Multistable bi-modulus Kresling origami with superior foldability and stiffness: An analytical design model
Mingjin Cao, Li‐Qun Chen, Shaoyu Zhao, Zekun Wang, S. Kitipornchai, Jie Yang
Abstract
Kresling origami is a non-rigid form of origami whose flexible foldability and precise analytical modeling have been key challenges in its engineering applications. This paper proposes a new explicit analytical design model for truss Kresling origami (TKO) with bi-modulus rods, derived from the Kresling folding principle. The designed TKO retains nearly all the folding characteristics of traditional Kresling origami. Additionally, it introduces intrinsic tristability and easy folding capabilities. The folding energy is remarkably reduced by two to three orders of magnitude, while the high axial stiffness is preserved. The analytical design model is validated through numerical simulations, exhibiting exceptional precision in predicting load-bearing capacity, real-time deformation, folding energy, and multistable behavior across various geometric configurations of TKO with bi-modulus rods.
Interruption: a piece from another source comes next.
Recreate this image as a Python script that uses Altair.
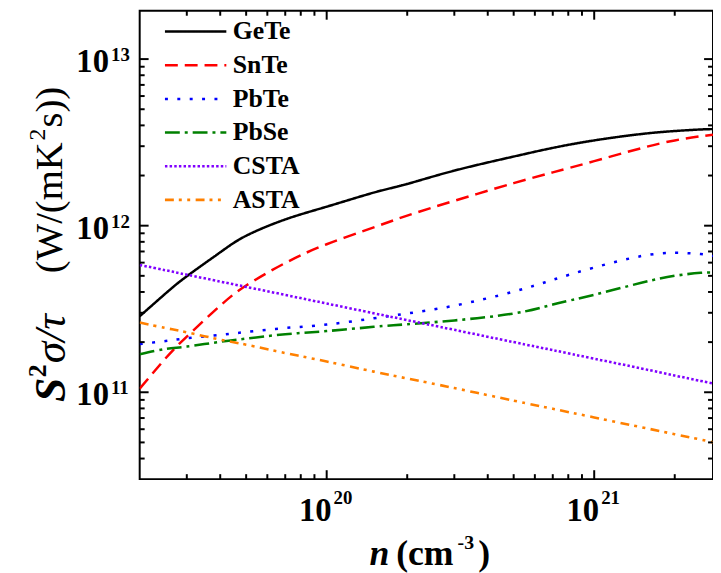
import altair as alt
import pandas as pd

# ---------------- data ----------------
n = [2.0e19, 2.5e19, 3e19, 4e19, 5e19, 7e19, 1e20, 1.5e20, 2e20, 3e20,
     5e20, 7e20, 1e21, 1.5e21, 2e21, 2.5e21, 2.78e21]
gete = [2.86e11, 3.92e11, 4.97e11, 6.92e11, 8.70e11, 1.09e12, 1.30e12, 1.58e12, 1.78e12,
        2.14e12, 2.60e12, 2.93e12, 3.25e12, 3.55e12, 3.70e12, 3.78e12, 3.80e12]
snte = [1.05e11, 1.60e11, 2.16e11, 3.31e11, 4.37e11, 5.97e11, 7.74e11, 9.77e11, 1.15e12,
        1.41e12, 1.80e12, 2.09e12, 2.44e12, 2.92e12, 3.25e12, 3.44e12, 3.52e12]
pbte = [1.95e11, 2.03e11, 2.11e11, 2.21e11, 2.30e11, 2.43e11, 2.55e11, 2.78e11, 2.97e11,
        3.31e11, 4.02e11, 4.73e11, 5.61e11, 6.57e11, 6.87e11, 6.75e11, 6.57e11]
pbse = [1.69e11, 1.82e11, 1.88e11, 2.01e11, 2.10e11, 2.23e11, 2.33e11, 2.47e11, 2.56e11,
        2.70e11, 2.97e11, 3.36e11, 3.85e11, 4.54e11, 5.00e11, 5.21e11, 5.23e11]
csta = [5.81e11, 5.40e11, 5.08e11, 4.62e11, 4.29e11, 3.84e11, 3.41e11, 2.98e11, 2.71e11,
        2.37e11, 2.00e11, 1.79e11, 1.59e11, 1.39e11, 1.26e11, 1.17e11, 1.13e11]
asta = [2.62e11, 2.43e11, 2.29e11, 2.07e11, 1.93e11, 1.72e11, 1.53e11, 1.33e11, 1.21e11,
        1.06e11, 8.91e10, 7.96e10, 7.06e10, 6.17e10, 5.60e10, 5.20e10, 5.00e10]

series = ["GeTe", "SnTe", "PbTe", "PbSe", "CSTA", "ASTA"]
values = [gete, snte, pbte, pbse, csta, asta]

x_major = [1e20, 1e21]
x_major_exp = ["20", "21"]
x_minor = [3e19, 4e19, 5e19, 6e19, 7e19, 8e19, 9e19,
           2e20, 3e20, 4e20, 5e20, 6e20, 7e20, 8e20, 9e20, 2e21]
y_major = [1e11, 1e12, 1e13]
y_major_exp = ["11", "12", "13"]
y_minor = [4e10, 5e10, 6e10, 7e10, 8e10, 9e10,
           2e11, 3e11, 4e11, 5e11, 6e11, 7e11, 8e11, 9e11,
           2e12, 3e12, 4e12, 5e12, 6e12, 7e12, 8e12, 9e12]

# ---------------- styles ----------------
colors = ["#000000", "#ff0000", "#0000ff", "#008000", "#8000ff", "#ff8000"]
dashes = [[1, 0], [13, 7], [3, 9.5], [15, 5, 3, 5], [2.5, 2.2], [9, 5, 3, 5.5, 3, 5.5]]
widths = [2.5, 2.6, 3, 2.6, 2.5, 2.6]

FONT = "Times New Roman, Liberation Serif, serif"
W, H = 579, 473

rows = []
for s, vals in zip(series, values):
    for xv, yv in zip(n, vals):
        rows.append({"series": s, "n": xv, "v": yv})
df = pd.DataFrame(rows)

xscale = alt.Scale(type="log", domain=[2.0e19, 2.78e21], nice=False)
yscale = alt.Scale(type="log", domain=[3.01e10, 1.95e13], nice=False)

legend = alt.Legend(orient="none", legendX=24, legendY=4, title=None,
                    symbolType="stroke", symbolSize=3844, symbolStrokeWidth=2.5,
                    clipHeight=34, rowPadding=0, padding=0,
                    labelFont=FONT, labelFontSize=26, labelFontWeight="bold",
                    labelColor="black", labelOffset=5)

lines = alt.Chart(df).mark_line(interpolate="natural", clip=True).encode(
    x=alt.X("n:Q", scale=xscale, axis=None),
    y=alt.Y("v:Q", scale=yscale, axis=None),
    color=alt.Color("series:N", scale=alt.Scale(domain=series, range=colors), legend=legend),
    strokeDash=alt.StrokeDash("series:N", scale=alt.Scale(domain=series, range=dashes), legend=legend),
    strokeWidth=alt.StrokeWidth("series:N", scale=alt.Scale(domain=series, range=widths), legend=None),
    order=alt.Order("n:Q"),
)

# ---------------- inward ticks ----------------
xmaj = pd.DataFrame({"t": x_major})
xmin = pd.DataFrame({"t": x_minor})
ymaj = pd.DataFrame({"t": y_major})
ymin = pd.DataFrame({"t": y_minor})

def xticks(d, length):
    b = alt.Chart(d).mark_rule(color="black", strokeWidth=2)
    bottom = b.encode(x=alt.X("t:Q", scale=xscale), y=alt.value(H), y2=alt.value(H - length))
    top = b.encode(x=alt.X("t:Q", scale=xscale), y=alt.value(0), y2=alt.value(length))
    return [bottom, top]

def yticks(d, length):
    b = alt.Chart(d).mark_rule(color="black", strokeWidth=2)
    left = b.encode(y=alt.Y("t:Q", scale=yscale), x=alt.value(0), x2=alt.value(length))
    right = b.encode(y=alt.Y("t:Q", scale=yscale), x=alt.value(W), x2=alt.value(W - length))
    return [left, right]

ticks = xticks(xmaj, 9) + xticks(xmin, 5) + yticks(ymaj, 9) + yticks(ymin, 5)

# ---------------- tick labels ----------------
xlab = pd.DataFrame({"t": x_major, "base": ["10"] * len(x_major), "exp": x_major_exp})
ylab = pd.DataFrame({"t": y_major, "base": ["10"] * len(y_major), "exp": y_major_exp})

xl_base = alt.Chart(xlab).mark_text(font=FONT, fontSize=33, fontWeight="bold", align="right",
                                    baseline="alphabetic", dx=5, color="black").encode(
    x=alt.X("t:Q", scale=xscale), y=alt.value(515), text="base:N")
xl_exp = alt.Chart(xlab).mark_text(font=FONT, fontSize=19, fontWeight="bold", align="left",
                                   baseline="alphabetic", dx=7, color="black").encode(
    x=alt.X("t:Q", scale=xscale), y=alt.value(498), text="exp:N")
yl_base = alt.Chart(ylab).mark_text(font=FONT, fontSize=33, fontWeight="bold", align="right",
                                    baseline="alphabetic", dy=13.3, color="black").encode(
    y=alt.Y("t:Q", scale=yscale), x=alt.value(-31), text="base:N")
yl_exp = alt.Chart(ylab).mark_text(font=FONT, fontSize=19, fontWeight="bold", align="left",
                                   baseline="alphabetic", dy=2, color="black").encode(
    y=alt.Y("t:Q", scale=yscale), x=alt.value(-29), text="exp:N")

# ---------------- axis titles ----------------
def label(txt, x, y, size, weight="bold", style="normal", angle=0, align="left"):
    return alt.Chart(pd.DataFrame({"t": [txt]})).mark_text(
        font=FONT, fontSize=size, fontWeight=weight, fontStyle=style, angle=angle,
        align=align, baseline="alphabetic", color="black").encode(
        text="t:N", x=alt.value(x), y=alt.value(y))

titles = [
    label("n", 232, 560, 36, style="italic"),
    label("(cm", 259, 560, 36),
    label("-3", 321, 544, 20),
    label(")", 342, 560, 36),
    label("S", -75, 395, 44, style="italic", angle=270),
    label("2", -95, 370, 26, angle=270),
    label("\u03c3/\u03c4", -75, 356, 44, weight="normal", style="italic", angle=270),
    label("(W/(mK", -78, 265, 39, weight="normal", angle=270),
    label("2", -96, 131, 24, weight="normal", angle=270),
    label("s))", -78, 118, 39, weight="normal", angle=270),
]

chart = alt.layer(lines, *ticks, xl_base, xl_exp, yl_base, yl_exp, *titles).properties(
    width=W, height=H,
    padding={"left": 133, "top": 0, "right": 0, "bottom": 92},
    autosize=alt.AutoSizeParams(type="none"),
).configure_view(stroke="black", strokeWidth=2)

chart.save("out.html", embed_options={"renderer": "svg", "actions": False})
Furthermore, the impact of geometric parameters and the modulus ratio of bi-modulus rods on the mechanical properties of TKO is thoroughly examined to enable structural design in diverse application scenarios. Such developments are poised to accelerate the practical evolution of Kresling origami in engineering and other fields. • A new bi-modulus truss Kresling origami with multi-stability is proposed. • A novel explicit analytical design model for bi-modulus truss Kresling origami is developed. • Customized design of mono-, bi-, and tri-stability is achieved. • Folding energy, real-time strain and multistable behavior can be accurately predicted.